Singapore’s industrial property leasing market recorded another quarter of strong rent growth in 1Q23 in spite of the prolonged uptrend and increasing macroeconomic turmoil.
Singapore’s industrial property leasing market recorded another quarter of strong rent growth in 1Q23 in spite of the prolonged uptrend and increasing macroeconomic turmoil.
JTC’s statistics released today showed the all-industrial rental index sped ahead, rising by 2.8% q-o-q in 1Q23, its fastest quarterly growth since the 4.4% recorded in 3Q13. This was led by the 3.0% q-o-q rise in rents of both single-user and multiple-user factory premises on the back of a rise in number of tenancies from 186 and 2,340 in 4Q22, to 212 and 2,385 in 1Q23, respectively, based on J-Space.
Warehouse rents also posted stronger q-o-q growth of 2.9% in 1Q23. This had likely been fueled by the persistent supply crunch as reflected in islandwide warehouse vacancy staying below the pressure point of 10% for the eighth consecutive quarter.

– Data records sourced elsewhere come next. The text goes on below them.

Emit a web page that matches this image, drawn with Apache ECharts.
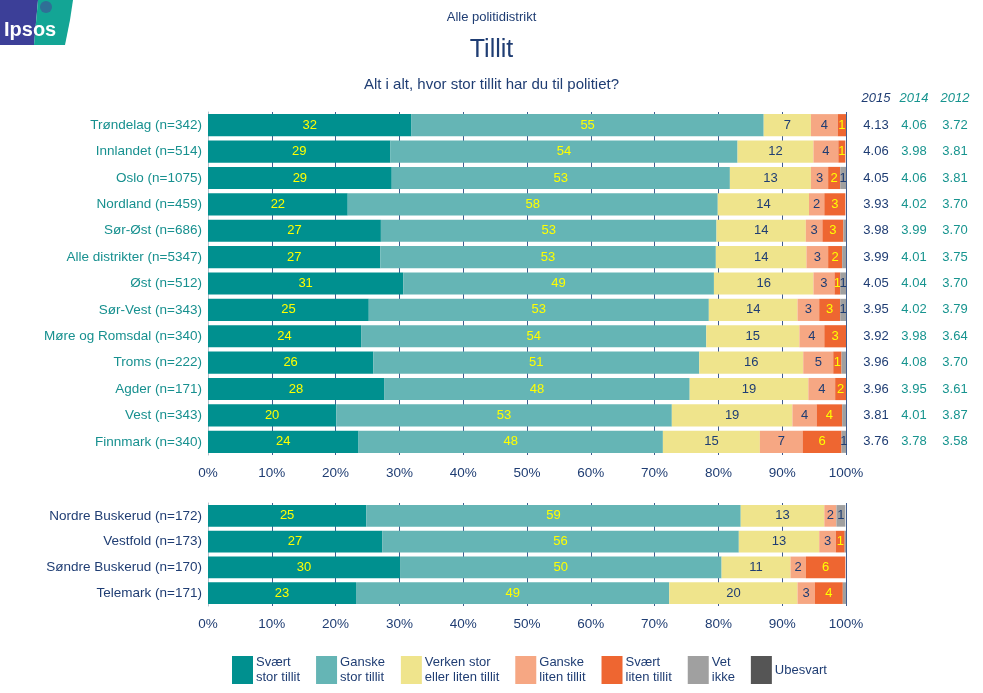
<!DOCTYPE html>
<html>
<head>
<meta charset="utf-8">
<script src="https://cdn.jsdelivr.net/npm/echarts@6/dist/echarts.min.js"></script>
<style>html,body{margin:0;padding:0;background:#fff}#c{width:983px;height:693px}</style>
</head>
<body>
<div id="c"></div>
<script>
const seriesNames = ['Svært\nstor tillit', 'Ganske\nstor tillit', 'Verken stor\neller liten tillit', 'Ganske\nliten tillit', 'Svært\nliten tillit', 'Vet\nikke', 'Ubesvart'];
const seriesColors = ['#00908f', '#65b5b5', '#efe48c', '#f6a783', '#ee6631', '#a0a0a0', '#555555'];
const labelColors = ['#ffff00', '#ffff00', '#1f3d73', '#1f3d73', '#ffff00', '#1f3d73', '#ffffff'];

const categoriesTop = ['Trøndelag (n=342)', 'Innlandet (n=514)', 'Oslo (n=1075)', 'Nordland (n=459)', 'Sør-Øst (n=686)', 'Alle distrikter (n=5347)', 'Øst (n=512)', 'Sør-Vest (n=343)', 'Møre og Romsdal (n=340)', 'Troms (n=222)', 'Agder (n=171)', 'Vest (n=343)', 'Finnmark (n=340)'];
const categoriesBottom = ['Nordre Buskerud (n=172)', 'Vestfold (n=173)', 'Søndre Buskerud (n=170)', 'Telemark (n=171)'];

const topSvaertStor = [31.9, 28.6, 28.8, 21.9, 27.1, 27.0, 30.6, 25.2, 24.0, 25.9, 27.6, 20.1, 23.6];
const topGanskeStor = [55.2, 54.4, 53.0, 58.0, 52.6, 52.6, 48.7, 53.3, 54.1, 51.1, 47.9, 52.6, 47.7];
const topVerken = [7.4, 11.9, 12.7, 14.3, 14.0, 14.2, 15.6, 13.9, 14.6, 16.3, 18.6, 18.9, 15.2];
const topGanskeLiten = [4.2, 3.9, 2.7, 2.4, 2.6, 3.4, 3.3, 3.4, 3.9, 4.7, 4.2, 3.8, 6.7];
const topSvaertLiten = [1.3, 1.1, 1.9, 3.3, 3.3, 2.2, 0.9, 3.3, 3.4, 1.3, 1.7, 4.0, 6.1];
const topVetIkke = [0, 0, 0.9, 0, 0.5, 0.7, 0.9, 0.9, 0, 0.7, 0, 0.6, 0.8];
const topUbesvart = [0, 0, 0, 0, 0, 0, 0, 0, 0, 0, 0, 0, 0];

const botSvaertStor = [24.8, 27.3, 30.1, 23.2];
const botGanskeStor = [58.7, 55.9, 50.4, 49.1];
const botVerken = [13.1, 12.6, 10.8, 20.1];
const botGanskeLiten = [1.9, 2.6, 2.4, 2.7];
const botSvaertLiten = [0, 1.4, 6.2, 4.4];
const botVetIkke = [1.4, 0.2, 0, 0.5];
const botUbesvart = [0, 0, 0, 0];

const yearLabels = ['2015', '2014', '2012'];
const mean2015 = ['4.13', '4.06', '4.05', '3.93', '3.98', '3.99', '4.05', '3.95', '3.92', '3.96', '3.96', '3.81', '3.76'];
const mean2014 = ['4.06', '3.98', '4.06', '4.02', '3.99', '4.01', '4.04', '4.02', '3.98', '4.08', '3.95', '4.01', '3.78'];
const mean2012 = ['3.72', '3.81', '3.81', '3.70', '3.70', '3.75', '3.70', '3.79', '3.64', '3.70', '3.61', '3.87', '3.58'];

const topData = [topSvaertStor, topGanskeStor, topVerken, topGanskeLiten, topSvaertLiten, topVetIkke, topUbesvart];
const botData = [botSvaertStor, botGanskeStor, botVerken, botGanskeLiten, botSvaertLiten, botVetIkke, botUbesvart];
const meanCols = [mean2015, mean2014, mean2012];
const meanColors = ['#1f3d73', '#17948f', '#17948f'];
const meanMargins = [30, 68, 109];

const FONT = "'Liberation Sans', Arial, sans-serif";
const NAVY = '#1f3d73';
const TEAL = '#17908f';

const chart = echarts.init(document.getElementById('c'), null, {renderer: 'canvas'});

function xAx(gridIndex) {
  return {
    type: 'value', gridIndex: gridIndex, min: 0, max: 100, interval: 10,
    axisLine: {show: false}, axisTick: {show: false},
    splitLine: {show: true, lineStyle: {color: '#3f5d8f', width: 1}},
    axisLabel: {formatter: '{value}%', color: NAVY, fontSize: 13.5, fontFamily: FONT, margin: 11}
  };
}
function yAx(gridIndex, cats, color) {
  return {
    type: 'category', gridIndex: gridIndex, data: cats, inverse: true,
    axisLine: {show: true, lineStyle: {color: '#b8c0cc'}}, axisTick: {show: false},
    axisLabel: {color: color, fontSize: 13.5, fontFamily: FONT, margin: 6}
  };
}

const yAxes = [yAx(0, categoriesTop, TEAL), yAx(1, categoriesBottom, NAVY)];
meanCols.forEach((col, i) => {
  yAxes.push({
    type: 'category', gridIndex: 0, data: col, inverse: true, position: 'right',
    axisLine: {show: false}, axisTick: {show: false}, splitLine: {show: false},
    axisLabel: {color: meanColors[i], fontSize: 13, fontFamily: FONT, margin: meanMargins[i], align: 'center'}
  });
});

const series = [];
[topData, botData].forEach((dataSet, g) => {
  dataSet.forEach((arr, i) => {
    series.push({
      type: 'bar', name: seriesNames[i], stack: 'g' + g,
      xAxisIndex: g, yAxisIndex: g,
      data: arr, barCategoryGap: '16%',
      itemStyle: {color: seriesColors[i]},
      label: {
        show: true, position: 'inside', color: labelColors[i], fontSize: 13, fontFamily: FONT,
        formatter: p => (p.value >= 0.8 ? String(Math.round(p.value)) : '')
      }
    });
  });
});

const graphics = [
  {type: 'polygon', shape: {points: [[0, 0], [38, 0], [34, 45], [0, 45]]}, style: {fill: '#3c3f98'}},
  {type: 'polygon', shape: {points: [[38, 0], [73, 0], [70, 20], [65, 45], [34, 45]]}, style: {fill: '#13a595'}},
  {type: 'circle', shape: {cx: 46, cy: 7, r: 6}, style: {fill: '#2f6f96'}},
  {type: 'text', left: 4, top: 20, style: {text: 'Ipsos', fill: '#ffffff', font: 'bold 20px ' + FONT}}
];
const headerX = [876, 914, 955];
yearLabels.forEach((y, i) => {
  graphics.push({type: 'text', x: headerX[i], y: 92, style: {text: y, fill: meanColors[i], font: 'italic 13px ' + FONT, textAlign: 'center'}});
});

chart.setOption({
  animation: false,
  backgroundColor: '#ffffff',
  textStyle: {fontFamily: FONT},
  title: [
    {text: 'Alle politidistrikt', left: 'center', top: 6, textStyle: {color: NAVY, fontSize: 13, fontWeight: 'normal', fontFamily: FONT}},
    {text: 'Tillit', left: 'center', top: 33, textStyle: {color: NAVY, fontSize: 25, fontWeight: 'normal', fontFamily: FONT}},
    {text: 'Alt i alt, hvor stor tillit har du til politiet?', left: 'center', top: 72, textStyle: {color: NAVY, fontSize: 15, fontWeight: 'normal', fontFamily: FONT}}
  ],
  legend: {
    left: 227, top: 650, itemWidth: 21, itemHeight: 28, itemGap: 16, icon: 'rect',
    selectedMode: false,
    data: seriesNames.map((n, i) => ({name: n, itemStyle: {color: seriesColors[i]}})),
    textStyle: {color: NAVY, fontSize: 13, lineHeight: 15, fontFamily: FONT, padding: [0, 0, 0, -2]}
  },
  grid: [
    {left: 208, top: 112, width: 638, height: 343},
    {left: 208, top: 503, width: 638, height: 103}
  ],
  xAxis: [xAx(0), xAx(1)],
  yAxis: yAxes,
  series: series,
  graphic: graphics
});
</script>
</body>
</html>
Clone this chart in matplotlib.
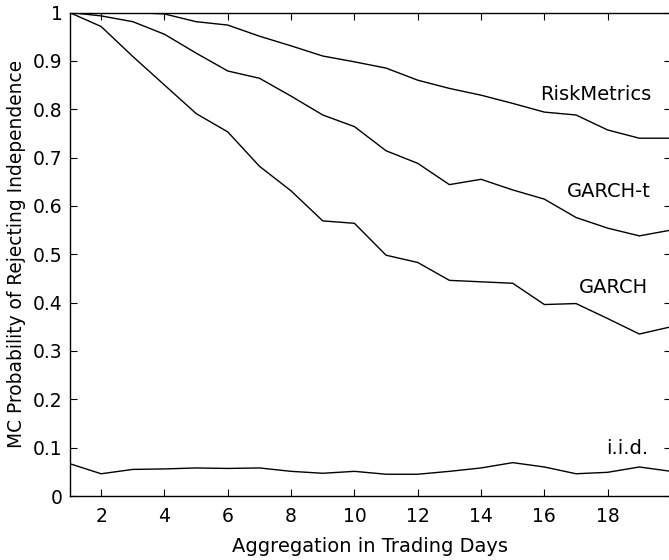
import matplotlib
matplotlib.use("Agg")
import matplotlib.pyplot as plt

days = list(range(1, 21))
riskmetrics = [1.0, 1.0, 1.0, 0.997, 0.981, 0.974, 0.951, 0.931, 0.910, 0.898,
               0.885, 0.860, 0.843, 0.829, 0.812, 0.794, 0.788, 0.757, 0.740, 0.740]
garch_t = [1.0, 0.993, 0.981, 0.955, 0.916, 0.879, 0.864, 0.827, 0.788, 0.764,
           0.714, 0.688, 0.644, 0.655, 0.633, 0.614, 0.576, 0.554, 0.538, 0.550]
garch = [1.0, 0.971, 0.909, 0.850, 0.791, 0.753, 0.682, 0.631, 0.569, 0.564,
         0.498, 0.483, 0.446, 0.443, 0.440, 0.396, 0.398, 0.367, 0.335, 0.350]
iid = [0.067, 0.046, 0.055, 0.056, 0.058, 0.057, 0.058, 0.051, 0.047, 0.051,
       0.045, 0.045, 0.051, 0.058, 0.069, 0.060, 0.046, 0.049, 0.060, 0.051]

series_labels = ["RiskMetrics", "GARCH-t", "GARCH", "i.i.d."]
label_x = [19.37, 19.37, 19.27, 19.27]
label_y = [0.819, 0.619, 0.419, 0.087]

xticks = [2, 4, 6, 8, 10, 12, 14, 16, 18]
yticks = [0, 0.1, 0.2, 0.3, 0.4, 0.5, 0.6, 0.7, 0.8, 0.9, 1.0]
ytick_labels = ["0", "0.1", "0.2", "0.3", "0.4", "0.5", "0.6", "0.7", "0.8", "0.9", "1"]

plt.rcParams['font.family'] = ['DejaVu Sans']

fig = plt.figure(figsize=(6.69, 5.6), dpi=100)
ax = fig.add_axes([69.5 / 669, 64 / 560, 601.5 / 669, 483.5 / 560])

for s in [riskmetrics, garch_t, garch, iid]:
    ax.plot(days, s, color="black", linewidth=1.0)

for lab, lx, ly in zip(series_labels, label_x, label_y):
    ax.text(lx, ly, lab, ha="right", va="baseline", fontsize=14, color="black")

ax.set_xlim(1, 20)
ax.set_ylim(0, 1)
ax.set_xticks(xticks)
ax.set_xticklabels([str(t) for t in xticks])
ax.set_yticks(yticks)
ax.set_yticklabels(ytick_labels)
ax.tick_params(direction="in", length=5, width=0.8, top=True, right=True,
               labelsize=13.5, colors="black")
ax.tick_params(axis="x", pad=8)
ax.tick_params(axis="y", pad=5)
for sp in ax.spines.values():
    sp.set_linewidth(1.0)
    sp.set_color("black")

ax.set_xlabel("Aggregation in Trading Days", fontsize=14, labelpad=8)
ax.set_ylabel("MC Probability of Rejecting Independence", fontsize=13.4, labelpad=5)

fig.savefig("out.png", dpi=100)
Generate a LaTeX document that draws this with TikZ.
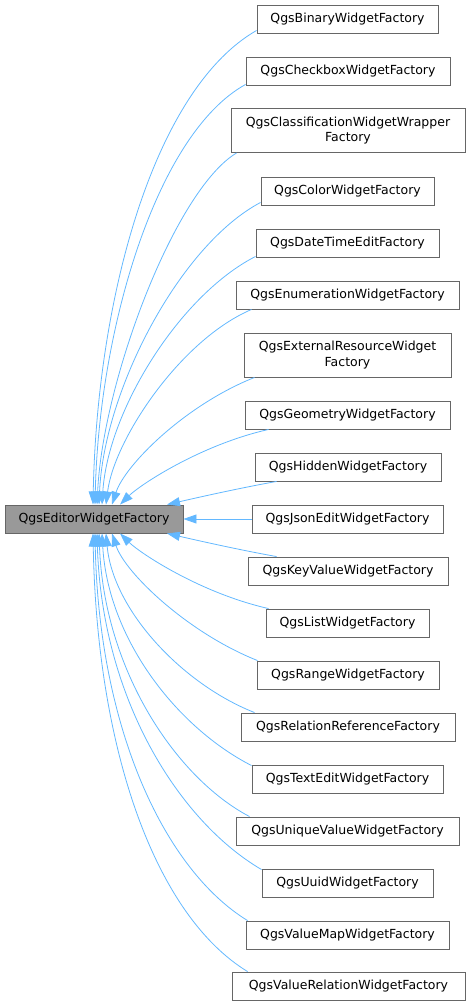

In contrast, rising interest rates and heightened macroeconomic uncertainties likely contributed to the second consecutive quarter of slower industrial price growth. According to JTC, the all-industrial property price index (based on prices of single-user and multiple-user factories) grew at a slower pace of 1.5% q-o-q in 1Q23, compared to 1.7% q-o-q in 4Q22.
We expect the resilient performance of the industrial property market against the external headwinds to ignite acquisition interest from investors looking to rebalance their portfolio with higher yielding assets such as logistics/warehouse properties in the rising interest rate environment.
Additionally, the fresh punitive residential market cooling measures announced on 26 April 2023, and which took effect from today, could channel some of the investment funds from family offices and HNWIs to other asset classes including industrial properties. This could lead to greater competition for the limited stock of investment grade industrial assets, such as freehold properties on privately-owned land, thereby underpinning price growth.
Given the resilience of the sector notwithstanding the intensifying macroeconomic headwinds, we are cautiously optimistic that industrial rents could outperform 2022, potentially chalking up growth in excess of 6.9% in 2023. On the other hand, surging interest rates and elevated macroeconomic headwinds could cap the full-year price growth to around 5-6%.